L1 convergence of convolution of two L1 function

Question

let $f$,$g$ be $L^1(\mathbb R)$ functions with Lebesgue measure. Define $f_t(x)=\frac {f(x/t)}t$. Prove $f_t*g$ converges to $ag$ in $L^1$ when $t\to0^+$, where $a=\int_{\mathbb R}f(x)dx$.

my approach in brief: since $f,g\in L^1$, by Tonelli-Fubini's theorem, we can show $$\int_{\mathbb R}f_t*gdx=\left(\int_{\mathbb R}f(x)dx\right)\int_{\mathbb R}g(y)dy$$ $$\int_{\mathbb R}f_t*gdx=\left(\int_{\mathbb R}f(x)dx\right)\int_{\mathbb R}g(x)dx$$ $$\int_{\mathbb R}\left(f_t*g-\left(\int_{\mathbb R}f(x)dx\right)\int_{\mathbb R}g(x)\right)dx=0$$ Therefore, $$\int_{\mathbb R}|f_t*g(x)-ag(x)|dx=0$$ I am feeling something is wrong with my approach. Do correct me and give me some hints for solving this simple question.
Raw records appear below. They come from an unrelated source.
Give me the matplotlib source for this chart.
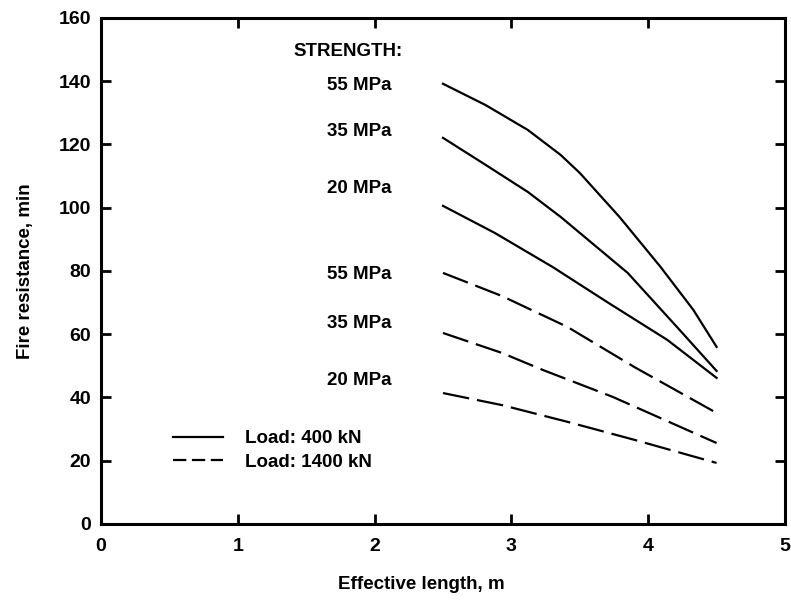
import matplotlib.pyplot as plt

plt.rcParams['font.family'] = ['Liberation Sans', 'DejaVu Sans']
plt.rcParams['font.weight'] = 'bold'

# effective length (m) and fire resistance (min), load 400 kN
x400_55 = [2.5, 2.81, 3.12, 3.36, 3.50, 3.79, 4.09, 4.33, 4.5]
r400_55 = [139.2, 132.5, 124.6, 116.7, 111.0, 97.1, 81.3, 67.7, 56.0]
x400_35 = [2.5, 2.81, 3.12, 3.36, 3.85, 4.21, 4.5]
r400_35 = [122.1, 113.6, 105.0, 97.1, 79.4, 62.3, 48.4]
x400_20 = [2.5, 2.88, 3.30, 3.71, 4.14, 4.5]
r400_20 = [100.6, 92.0, 81.3, 69.9, 58.2, 46.2]

# load 1400 kN
x1400 = [2.5, 2.93, 3.41, 3.90, 4.5]
r1400_55 = [79.4, 72.1, 62.3, 49.6, 35.1]
x1400_35 = [2.5, 2.93, 3.23, 3.74, 4.5]
r1400_35 = [60.4, 54.1, 48.7, 40.2, 25.6]
r1400_20 = [41.4, 37.6, 32.3, 26.6, 19.3]

strength_labels = ["55 MPa", "35 MPa", "20 MPa", "55 MPa", "35 MPa", "20 MPa"]
label_y = [138.5, 124.0, 106.0, 79.0, 63.5, 45.5]

fig = plt.figure(figsize=(7.91, 6.02), dpi=100)
ax = fig.add_axes([0.1277, 0.1296, 0.8647, 0.8405])

lw = 1.6
dash = (12, 3.6)
l1, = ax.plot(x400_55, r400_55, color='black', lw=lw, label="Load: 400 kN")
ax.plot(x400_35, r400_35, color='black', lw=lw)
ax.plot(x400_20, r400_20, color='black', lw=lw)
l2, = ax.plot(x1400, r1400_55, color='black', lw=lw, dashes=dash, label="Load: 1400 kN")
ax.plot(x1400_35, r1400_35, color='black', lw=lw, dashes=dash)
ax.plot(x1400, r1400_20, color='black', lw=lw, dashes=dash)

fs = 13.5
ax.text(1.41, 149.5, "STRENGTH:", fontsize=fs, ha='left', va='center')
for lab, yy in zip(strength_labels, label_y):
    ax.text(2.12, yy, lab, fontsize=fs, ha='right', va='center')

leg = ax.legend(handles=[l1, l2], loc='center left', bbox_to_anchor=(0.105, 0.145),
                frameon=False, fontsize=fs, handlelength=2.67, labelspacing=0.35,
                handletextpad=1.17, borderpad=0, borderaxespad=0)
leg.get_lines()[1].set_dashes((6, 2.5))

ax.set_xlim(0, 5)
ax.set_ylim(0, 160)
ax.set_xticks([0, 1, 2, 3, 4, 5])
ax.set_yticks(range(0, 161, 20))
ax.tick_params(direction='in', length=7, width=2, labelsize=14,
               top=True, right=True)
ax.tick_params(axis='y', pad=7)
ax.tick_params(axis='x', pad=10)
for s in ax.spines.values():
    s.set_linewidth(2.2)

ax.set_xlabel("Effective length, m", fontsize=fs, fontweight='bold')
ax.set_ylabel("Fire resistance, min", fontsize=fs, fontweight='bold')
ax.xaxis.set_label_coords(0.469, -0.103)
ax.yaxis.set_label_coords(-0.098, 0.5)

fig.savefig("out.png", dpi=100)
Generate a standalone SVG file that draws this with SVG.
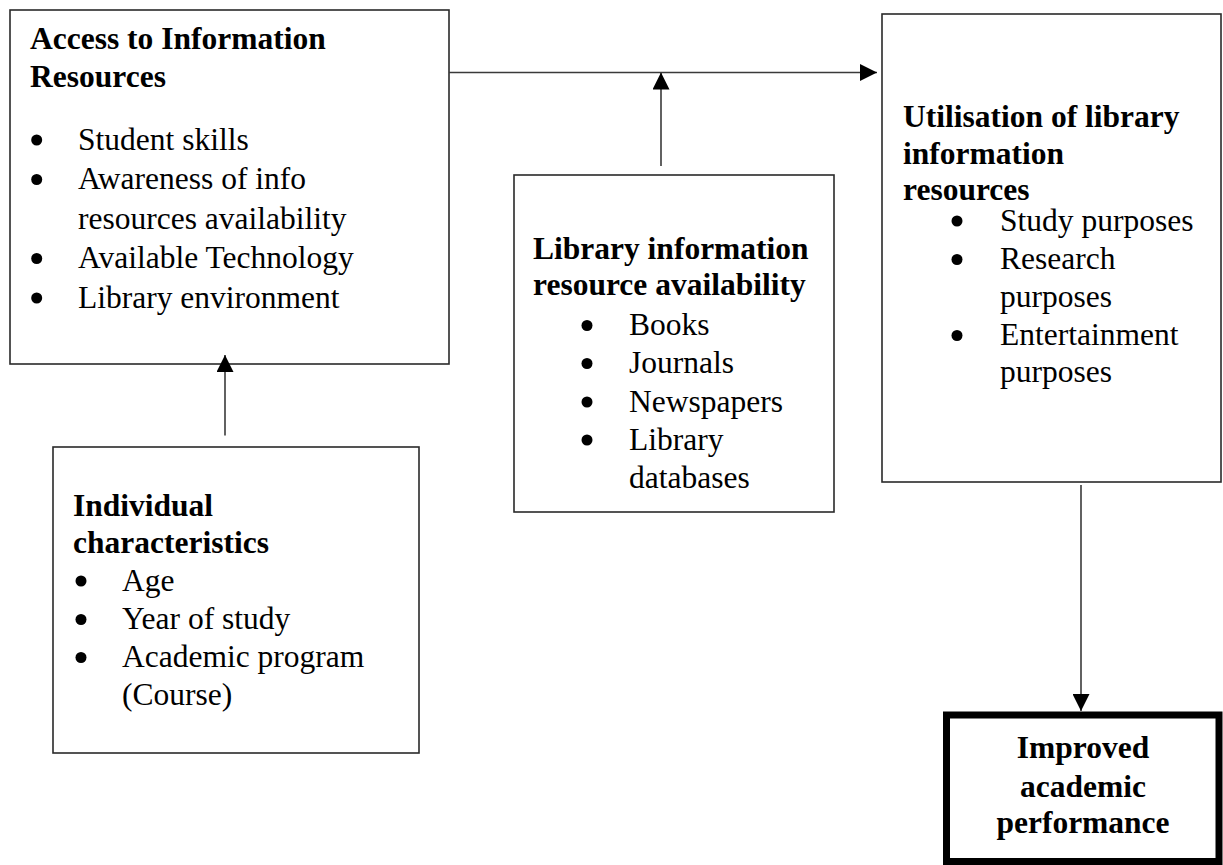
<svg xmlns="http://www.w3.org/2000/svg" width="1223" height="865" viewBox="0 0 1223 865">
<style>
text{font-family:"Liberation Serif","Times New Roman",serif;font-size:31.5px;fill:#000}
.b{font-weight:bold}
.box{fill:#fff;stroke:#2a2a2a;stroke-width:1.6}
.thick{fill:#fff;stroke:#000;stroke-width:7}
.con{stroke:#3a3a3a;stroke-width:1.6;fill:none}
.dot{fill:#000}
</style>
<defs>
<marker id="ah" markerUnits="userSpaceOnUse" markerWidth="17" markerHeight="17" refX="17" refY="8.5" orient="auto">
<path d="M0,0 L17,8.5 L0,17 z" fill="#000"/>
</marker>
</defs>
<rect width="1223" height="865" fill="#fff"/>
<g id="access">
<rect class="box" x="10" y="10" width="439" height="354"/>
<text class="b" x="30" y="49">Access to Information</text>
<text class="b" x="30" y="87">Resources</text>
<circle class="dot" cx="36.7" cy="140" r="5.5"/><text x="78" y="149.5">Student skills</text>
<circle class="dot" cx="36.7" cy="179.5" r="5.5"/><text x="78" y="189">Awareness of info</text>
<text x="78" y="228.5">resources availability</text>
<circle class="dot" cx="36.7" cy="258.5" r="5.5"/><text x="78" y="268">Available Technology</text>
<circle class="dot" cx="36.7" cy="298" r="5.5"/><text x="78" y="307.5">Library environment</text>
</g>
<g id="library">
<rect class="box" x="514" y="175" width="320" height="337"/>
<text class="b" x="533" y="259">Library information</text>
<text class="b" x="533" y="295">resource availability</text>
<circle class="dot" cx="587" cy="325.5" r="5.5"/><text x="629" y="335">Books</text>
<circle class="dot" cx="587" cy="363.5" r="5.5"/><text x="629" y="373">Journals</text>
<circle class="dot" cx="587" cy="402" r="5.5"/><text x="629" y="411.5">Newspapers</text>
<circle class="dot" cx="587" cy="440" r="5.5"/><text x="629" y="449.5">Library</text>
<text x="629" y="488">databases</text>
</g>
<g id="utilisation">
<rect class="box" x="882" y="14" width="339" height="468"/>
<text class="b" x="903" y="127">Utilisation of library</text>
<text class="b" x="903" y="164">information</text>
<text class="b" x="903" y="200">resources</text>
<circle class="dot" cx="957" cy="221" r="5.5"/><text x="1000" y="230.5">Study purposes</text>
<circle class="dot" cx="957" cy="259.5" r="5.5"/><text x="1000" y="269">Research</text>
<text x="1000" y="307">purposes</text>
<circle class="dot" cx="957" cy="335.5" r="5.5"/><text x="1000" y="345">Entertainment</text>
<text x="1000" y="382">purposes</text>
</g>
<g id="individual">
<rect class="box" x="53" y="447" width="366" height="306"/>
<text class="b" x="73" y="516">Individual</text>
<text class="b" x="73" y="553">characteristics</text>
<circle class="dot" cx="81" cy="581" r="5.5"/><text x="122" y="590.5">Age</text>
<circle class="dot" cx="81" cy="619.5" r="5.5"/><text x="122" y="629">Year of study</text>
<circle class="dot" cx="81" cy="657.5" r="5.5"/><text x="122" y="667">Academic program</text>
<text x="122" y="705">(Course)</text>
</g>
<g id="performance">
<rect class="thick" x="946.5" y="715" width="272.5" height="146.5"/>
<text class="b" x="1083" y="758" text-anchor="middle">Improved</text>
<text class="b" x="1083" y="796.5" text-anchor="middle">academic</text>
<text class="b" x="1083" y="833" text-anchor="middle">performance</text>
</g>
<g id="connectors">
<line class="con" x1="449" y1="72.5" x2="877" y2="72.5" marker-end="url(#ah)"/>
<line class="con" x1="661" y1="166" x2="661" y2="72.5" marker-end="url(#ah)"/>
<line class="con" x1="225" y1="435.5" x2="225" y2="355" marker-end="url(#ah)"/>
<line class="con" x1="1081" y1="485" x2="1081" y2="711" marker-end="url(#ah)"/>
</g>
</svg>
Thanks.

Answer 1

We have

\begin{equation} q \left(t\right) := \int_{\mathbb{R}}^{}\left|{f}_{t} \ast g \left(x\right)-a g \left(x\right)\right| d x \leqslant \int_{\mathbb{R}}^{}\left|{f}_{t} \left(y\right)\right| \left(\int_{\mathbb{R}}^{}\left|g \left(x-y\right)-g \left(x\right)\right| d x\right) d y := \int_{\mathbb{R}}^{}\left|{f}_{t} \left(y\right)\right| {\varphi} \left(y\right) d y\end{equation}

Suppose that $g$ is the indicator function of an interval $\left[{\alpha} , {\beta}\right]$, then $ {\varphi} \left(y\right) = 2 \ \text{min} \left(\left|y\right| , {\beta}-{\alpha}\right)$, hence

\begin{equation}q \left(t\right) \leqslant 2 \int_{\mathbb{R}}\left|f \left(s\right)\right| \text{min} \left(t \left|s\right| , {\beta}-{\alpha}\right) d s\end{equation}

which converges to $0$ by the monotone convergence theorem when $t \rightarrow {0}^{+}$.

The general result follows by density of the space of step functions in $ {L}^{1} \left(\mathbb{R}\right)$.